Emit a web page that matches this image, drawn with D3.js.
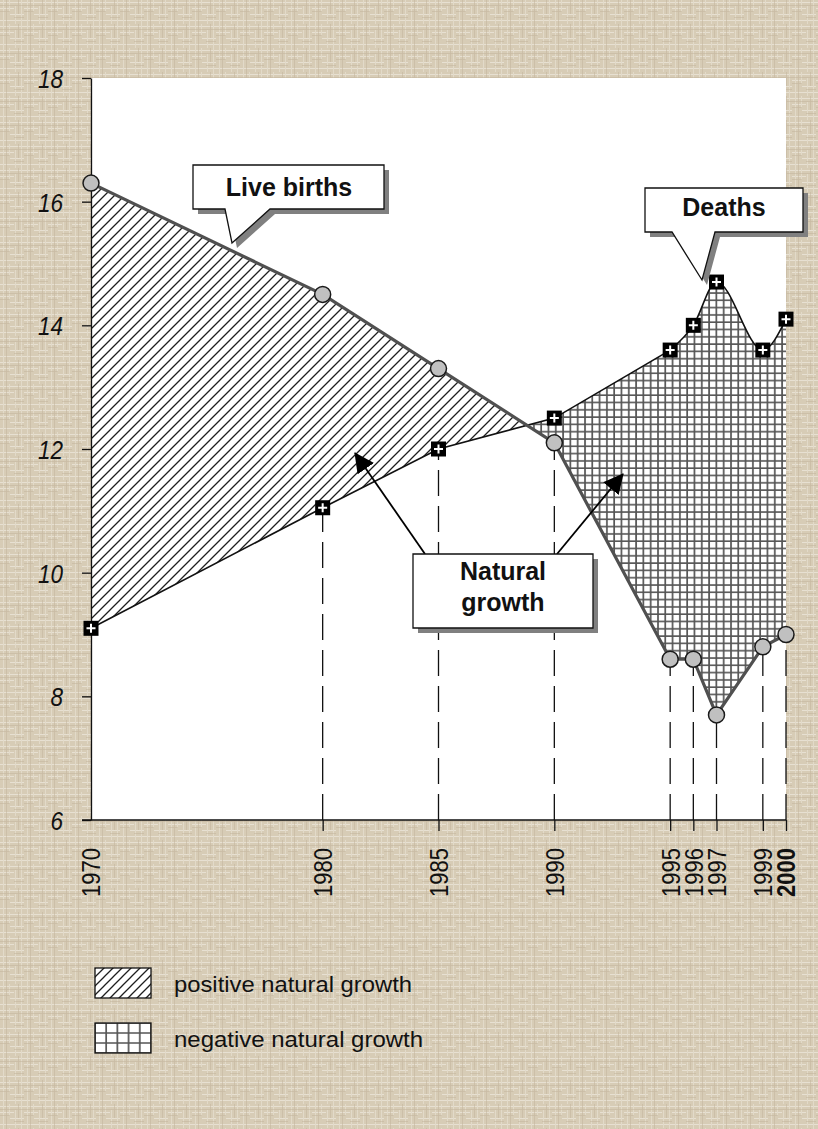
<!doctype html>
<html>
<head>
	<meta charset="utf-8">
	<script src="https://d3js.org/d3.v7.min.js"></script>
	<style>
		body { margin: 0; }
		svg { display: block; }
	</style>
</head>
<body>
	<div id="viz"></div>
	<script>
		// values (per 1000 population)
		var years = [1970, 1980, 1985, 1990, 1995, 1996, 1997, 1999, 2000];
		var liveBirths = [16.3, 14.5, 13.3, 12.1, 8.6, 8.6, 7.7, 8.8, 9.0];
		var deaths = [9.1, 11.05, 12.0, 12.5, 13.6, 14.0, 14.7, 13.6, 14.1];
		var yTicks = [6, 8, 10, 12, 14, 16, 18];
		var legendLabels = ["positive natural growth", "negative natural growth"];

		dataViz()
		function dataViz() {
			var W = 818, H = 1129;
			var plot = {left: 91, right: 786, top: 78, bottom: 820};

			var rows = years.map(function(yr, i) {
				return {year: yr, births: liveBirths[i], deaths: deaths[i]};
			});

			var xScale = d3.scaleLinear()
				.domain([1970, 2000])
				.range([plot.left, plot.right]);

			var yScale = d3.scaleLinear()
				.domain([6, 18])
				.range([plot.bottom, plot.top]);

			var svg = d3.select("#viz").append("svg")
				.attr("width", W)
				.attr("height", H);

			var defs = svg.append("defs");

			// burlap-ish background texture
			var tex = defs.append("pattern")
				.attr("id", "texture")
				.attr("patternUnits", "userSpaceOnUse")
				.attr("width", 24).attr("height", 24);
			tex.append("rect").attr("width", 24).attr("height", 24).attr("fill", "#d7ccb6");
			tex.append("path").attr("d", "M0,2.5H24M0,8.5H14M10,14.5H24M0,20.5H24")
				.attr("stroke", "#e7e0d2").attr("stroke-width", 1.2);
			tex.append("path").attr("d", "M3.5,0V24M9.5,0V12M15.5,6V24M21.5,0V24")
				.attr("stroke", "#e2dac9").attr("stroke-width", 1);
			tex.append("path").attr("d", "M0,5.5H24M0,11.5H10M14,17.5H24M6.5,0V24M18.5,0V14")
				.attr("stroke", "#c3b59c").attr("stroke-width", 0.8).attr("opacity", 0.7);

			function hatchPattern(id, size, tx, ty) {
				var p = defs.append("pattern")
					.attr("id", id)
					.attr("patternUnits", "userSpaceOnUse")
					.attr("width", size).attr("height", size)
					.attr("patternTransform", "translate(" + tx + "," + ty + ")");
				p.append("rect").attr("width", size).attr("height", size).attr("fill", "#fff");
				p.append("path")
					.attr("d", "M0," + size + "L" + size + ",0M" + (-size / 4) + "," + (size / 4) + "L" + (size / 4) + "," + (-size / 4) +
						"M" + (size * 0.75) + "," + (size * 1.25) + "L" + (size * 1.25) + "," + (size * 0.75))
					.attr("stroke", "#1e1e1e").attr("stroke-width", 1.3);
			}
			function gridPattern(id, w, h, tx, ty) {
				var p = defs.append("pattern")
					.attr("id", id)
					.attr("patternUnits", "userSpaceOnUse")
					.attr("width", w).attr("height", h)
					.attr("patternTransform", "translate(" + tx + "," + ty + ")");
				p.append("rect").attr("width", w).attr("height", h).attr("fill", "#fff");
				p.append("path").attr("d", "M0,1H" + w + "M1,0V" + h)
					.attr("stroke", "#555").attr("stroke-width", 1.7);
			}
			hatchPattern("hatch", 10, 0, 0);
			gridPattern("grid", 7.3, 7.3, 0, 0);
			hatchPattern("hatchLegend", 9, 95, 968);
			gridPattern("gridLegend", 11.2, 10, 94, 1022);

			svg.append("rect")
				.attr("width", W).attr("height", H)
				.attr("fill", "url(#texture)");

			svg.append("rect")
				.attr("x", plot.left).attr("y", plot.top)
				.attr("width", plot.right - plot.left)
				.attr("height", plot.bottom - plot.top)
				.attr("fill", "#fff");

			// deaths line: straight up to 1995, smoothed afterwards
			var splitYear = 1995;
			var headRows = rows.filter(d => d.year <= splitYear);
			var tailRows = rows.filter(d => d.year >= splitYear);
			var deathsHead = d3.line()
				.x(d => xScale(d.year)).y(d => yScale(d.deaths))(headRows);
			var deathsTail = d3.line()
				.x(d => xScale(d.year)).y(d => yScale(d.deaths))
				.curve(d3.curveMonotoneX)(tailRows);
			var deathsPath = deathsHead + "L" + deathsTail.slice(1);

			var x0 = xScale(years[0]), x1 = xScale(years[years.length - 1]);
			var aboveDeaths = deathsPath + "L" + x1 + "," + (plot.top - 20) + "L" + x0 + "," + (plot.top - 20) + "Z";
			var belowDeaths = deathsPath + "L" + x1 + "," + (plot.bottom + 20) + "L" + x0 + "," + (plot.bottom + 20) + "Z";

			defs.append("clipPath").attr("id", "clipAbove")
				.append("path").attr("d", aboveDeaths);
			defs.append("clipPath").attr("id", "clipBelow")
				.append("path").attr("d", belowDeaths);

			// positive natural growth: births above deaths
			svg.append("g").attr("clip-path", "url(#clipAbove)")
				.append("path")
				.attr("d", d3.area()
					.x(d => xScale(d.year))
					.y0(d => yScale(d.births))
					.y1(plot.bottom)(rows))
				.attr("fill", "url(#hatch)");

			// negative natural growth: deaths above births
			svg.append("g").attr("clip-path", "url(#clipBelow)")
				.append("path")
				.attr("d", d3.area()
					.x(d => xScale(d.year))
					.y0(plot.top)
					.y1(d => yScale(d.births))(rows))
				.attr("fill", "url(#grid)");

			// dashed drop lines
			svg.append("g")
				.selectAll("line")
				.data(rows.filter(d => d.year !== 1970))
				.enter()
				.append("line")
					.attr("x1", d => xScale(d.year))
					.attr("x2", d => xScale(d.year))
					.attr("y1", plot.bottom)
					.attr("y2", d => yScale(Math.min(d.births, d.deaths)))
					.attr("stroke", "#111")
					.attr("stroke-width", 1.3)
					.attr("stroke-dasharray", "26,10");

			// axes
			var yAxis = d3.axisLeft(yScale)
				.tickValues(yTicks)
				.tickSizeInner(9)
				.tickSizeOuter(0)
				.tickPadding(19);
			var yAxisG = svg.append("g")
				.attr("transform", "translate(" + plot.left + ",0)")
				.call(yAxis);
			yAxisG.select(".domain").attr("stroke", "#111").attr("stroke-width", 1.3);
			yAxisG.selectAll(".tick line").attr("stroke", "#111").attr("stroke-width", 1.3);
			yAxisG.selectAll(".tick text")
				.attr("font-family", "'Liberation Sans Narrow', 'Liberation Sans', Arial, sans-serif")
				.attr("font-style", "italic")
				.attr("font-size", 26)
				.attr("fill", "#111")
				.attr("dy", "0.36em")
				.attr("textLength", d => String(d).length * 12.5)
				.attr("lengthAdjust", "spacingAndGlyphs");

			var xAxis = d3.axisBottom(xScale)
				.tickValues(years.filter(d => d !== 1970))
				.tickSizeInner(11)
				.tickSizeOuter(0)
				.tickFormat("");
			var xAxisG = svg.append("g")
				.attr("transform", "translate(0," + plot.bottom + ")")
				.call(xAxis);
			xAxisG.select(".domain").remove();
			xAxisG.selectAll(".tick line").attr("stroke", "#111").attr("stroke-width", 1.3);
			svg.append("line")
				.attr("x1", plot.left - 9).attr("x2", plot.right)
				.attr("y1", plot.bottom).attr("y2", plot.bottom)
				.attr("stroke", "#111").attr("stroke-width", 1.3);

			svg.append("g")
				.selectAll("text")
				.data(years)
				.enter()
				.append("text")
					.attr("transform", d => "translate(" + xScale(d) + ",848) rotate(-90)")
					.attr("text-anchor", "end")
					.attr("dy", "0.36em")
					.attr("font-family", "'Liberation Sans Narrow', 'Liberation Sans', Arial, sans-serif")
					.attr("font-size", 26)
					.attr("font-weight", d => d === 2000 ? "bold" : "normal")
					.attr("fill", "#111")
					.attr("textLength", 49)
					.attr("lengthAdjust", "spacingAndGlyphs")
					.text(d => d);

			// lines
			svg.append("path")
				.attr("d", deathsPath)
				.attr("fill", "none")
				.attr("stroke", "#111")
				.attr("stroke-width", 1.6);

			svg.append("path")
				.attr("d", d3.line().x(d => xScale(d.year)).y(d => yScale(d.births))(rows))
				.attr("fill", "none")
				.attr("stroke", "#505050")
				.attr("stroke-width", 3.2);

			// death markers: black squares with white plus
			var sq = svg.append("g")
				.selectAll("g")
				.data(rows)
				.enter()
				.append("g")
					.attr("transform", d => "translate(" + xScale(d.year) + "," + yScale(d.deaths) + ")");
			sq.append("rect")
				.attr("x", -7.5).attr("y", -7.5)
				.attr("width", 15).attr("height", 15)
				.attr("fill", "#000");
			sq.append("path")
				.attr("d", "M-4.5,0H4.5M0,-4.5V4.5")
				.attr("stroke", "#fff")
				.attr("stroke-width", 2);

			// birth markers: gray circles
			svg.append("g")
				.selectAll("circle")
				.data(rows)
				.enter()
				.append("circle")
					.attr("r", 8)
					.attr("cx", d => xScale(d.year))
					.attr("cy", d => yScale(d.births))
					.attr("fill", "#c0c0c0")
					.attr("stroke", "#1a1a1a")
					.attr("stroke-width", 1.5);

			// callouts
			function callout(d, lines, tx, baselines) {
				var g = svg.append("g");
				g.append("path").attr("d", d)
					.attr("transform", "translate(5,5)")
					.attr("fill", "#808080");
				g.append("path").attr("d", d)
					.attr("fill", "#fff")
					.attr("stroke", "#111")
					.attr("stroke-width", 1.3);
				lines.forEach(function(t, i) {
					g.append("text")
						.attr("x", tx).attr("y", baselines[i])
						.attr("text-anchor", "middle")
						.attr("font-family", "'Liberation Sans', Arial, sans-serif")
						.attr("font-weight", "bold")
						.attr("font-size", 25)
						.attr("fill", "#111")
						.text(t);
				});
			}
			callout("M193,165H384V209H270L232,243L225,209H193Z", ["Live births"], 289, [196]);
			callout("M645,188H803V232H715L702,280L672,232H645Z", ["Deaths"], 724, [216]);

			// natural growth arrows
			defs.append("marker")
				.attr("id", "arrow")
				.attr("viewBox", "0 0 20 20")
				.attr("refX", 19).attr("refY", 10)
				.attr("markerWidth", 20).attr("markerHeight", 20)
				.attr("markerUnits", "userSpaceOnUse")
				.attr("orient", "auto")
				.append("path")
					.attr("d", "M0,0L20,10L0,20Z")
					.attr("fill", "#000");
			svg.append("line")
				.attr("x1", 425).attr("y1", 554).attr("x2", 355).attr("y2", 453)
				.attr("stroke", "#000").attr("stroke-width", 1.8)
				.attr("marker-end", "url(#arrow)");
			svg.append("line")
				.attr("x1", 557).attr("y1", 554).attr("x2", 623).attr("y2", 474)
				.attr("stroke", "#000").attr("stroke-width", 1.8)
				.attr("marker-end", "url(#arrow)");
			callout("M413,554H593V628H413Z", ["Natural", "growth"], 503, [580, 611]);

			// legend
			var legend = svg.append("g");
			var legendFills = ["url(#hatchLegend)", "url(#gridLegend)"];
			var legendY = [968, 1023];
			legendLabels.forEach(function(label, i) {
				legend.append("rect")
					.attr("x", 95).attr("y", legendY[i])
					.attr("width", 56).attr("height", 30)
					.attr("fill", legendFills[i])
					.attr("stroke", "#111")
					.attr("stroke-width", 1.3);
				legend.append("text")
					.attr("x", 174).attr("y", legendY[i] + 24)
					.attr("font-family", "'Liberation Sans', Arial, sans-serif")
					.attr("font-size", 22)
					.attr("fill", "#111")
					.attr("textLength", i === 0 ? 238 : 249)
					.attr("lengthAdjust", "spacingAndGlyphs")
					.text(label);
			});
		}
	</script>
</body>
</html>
= = = = = = =
## Required work
Each line above that includes "with" should be shown.

## Answer for the task
Emit a web page that matches this image, drawn with D3.js.
			// death markers: black squares with white plus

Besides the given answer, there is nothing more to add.